It Never Reigns in Southern California: A Review of Lena Dunham and Ry Russo-Young’s “Nobody Walks”

 

Nobody Walks
directed by Ry Russo-Young
Magnolia Pictures, 2012

Nobody Walks opens beneath a flight pattern, glaring under warm California sun.  In the airport parking garage, twenty-three year old Brooklyn émigré Martine (Olivia Thirlby) disinterestedly kisses a man.  We presume they’re lovers, but get a small twist, all before opening credits roll over the ride from LAX to Silverlake.  It’s an apt start to a film that views Los Angeles as a wood-paneled utopia in perpetual soft focus.

Martine arrives at the home of Peter (John Krasinski) and his rigidly postured wife Julie (Rosemary Dewitt).  She’s a therapist being courted by her sleazy screenwriter patient (Justin Kirk).  He’s a sound editor offering to put up friend-of-a-friend Martine, and work pro-bono on her black and white gallery film of insects crawling over a woman’s breast.  Their flirtation begins immediately.  “What if you could hear the bug’s steps, or breath, or heartbeat?” he asks her as they watch a silent rough cut.  Her reply – “Yeah, or its heart ache, you know?” is our second hint in as many scenes that she may be a bit of a flake.

Rounding out the household is Kolt (India Ennenga), Julie’s daughter from a previous marriage to dim-witted Vedder acolyte Leroy (Dylan McDermott).  I was rooting for Kolt after her introduction, successfully pitching a poem to her high school lit mag.  But like Julie’s prospective infidelity, Kolt’s scenes are listless.  She primarily chides her flirtatious Italian tutor, and swoons over Peter’s assistant David (Rhys Wakefield), a gentle tech nerd with a twelve-pack and Abercrombie model cheekbones.

Much has been made of co-writer and newly crowned memoirist supreme Lena Dunham’s attachment to the film.  But the script penned by her and director Russo-Young is short and airy, lacking the grit of Girls, and content with odd, faux-profound throwaway moments – as when Kolt’s tutor tells her that “poets don’t need practical words” when she asks him to translate “suitcase”.  Apparently he hasn’t read “Le Voyage” or “Song of the Open Road”.   Aside from one interesting bedtime conversation with Julie about the often arbitrary nature of settling into commitments, Kolt’s presence is weightless within an already trifling tale: whipped cream atop meringue.  And her name!  Oy vey.
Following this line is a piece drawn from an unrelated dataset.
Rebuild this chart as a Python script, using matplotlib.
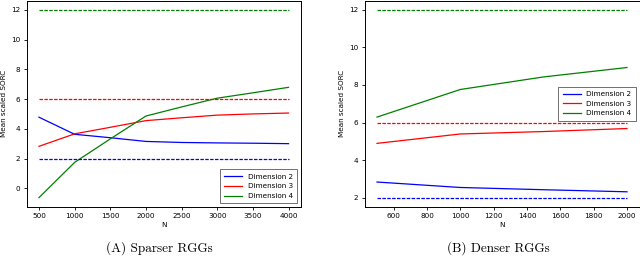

Still, Dewitt and Krasinski have some real chemistry, capturing the lived-in neuroses of a long relationship while fitting in some solid smooching.  These are parents who flip each other the bird, and trust their kids to fend for themselves at dinnertime.  But the film’s lack of true tension means we never buy that their marriage is in danger.  The hope is that something will happen beyond various combinations of these people giving each other salacious glances.  Yet all of this cheating and teenage lust fails to even flicker with heat, as if the sex is being recalled by someone who barely remembers it.

The film’s best scene is a rich montage of Martine and David compiling sound effects for her film: the strike of a matchstick, a can opener tearing through a lid, a squozen lemon.  Yet even this segues to an clumsy moment in which he asks her to lie down, eyes closed, to see if she can recognize the sound of her own breath echoing through his phallic directional microphone, hovering just above her lips.

Krasinski gives the most lived-in performance of the bunch.  He sells his awe of Martine ably: in her company, his face subtly spans a range of reds and blues.  He’s a smiler, eager to be liked by everyone, whose brooding lies just beneath the surface.  Dewitt too has moments suited to the film’s light touch, in which she reveals a history of heartbreak out of a pause or sigh.  But the film is Thirlby’s, and while often hindered by the script, she finally fails to evoke the mystery and seductive power which we’re to believe that her character wields.  In Pasolini’s slow burning Teorema, a very different movie about a strange houseguest’s effect on his hosts, we’re convinced that the right smoldering glance from Terence Stamp can demolish an entire family.  Nobody Walks miscasts Thirlby, who has shown wit and charm in Snow Angels and the cinema non grata of Juno.  She’s beautiful, and a capable actor, but the film’s chief miscue is that is she’s no Shiva, destroyer of worlds.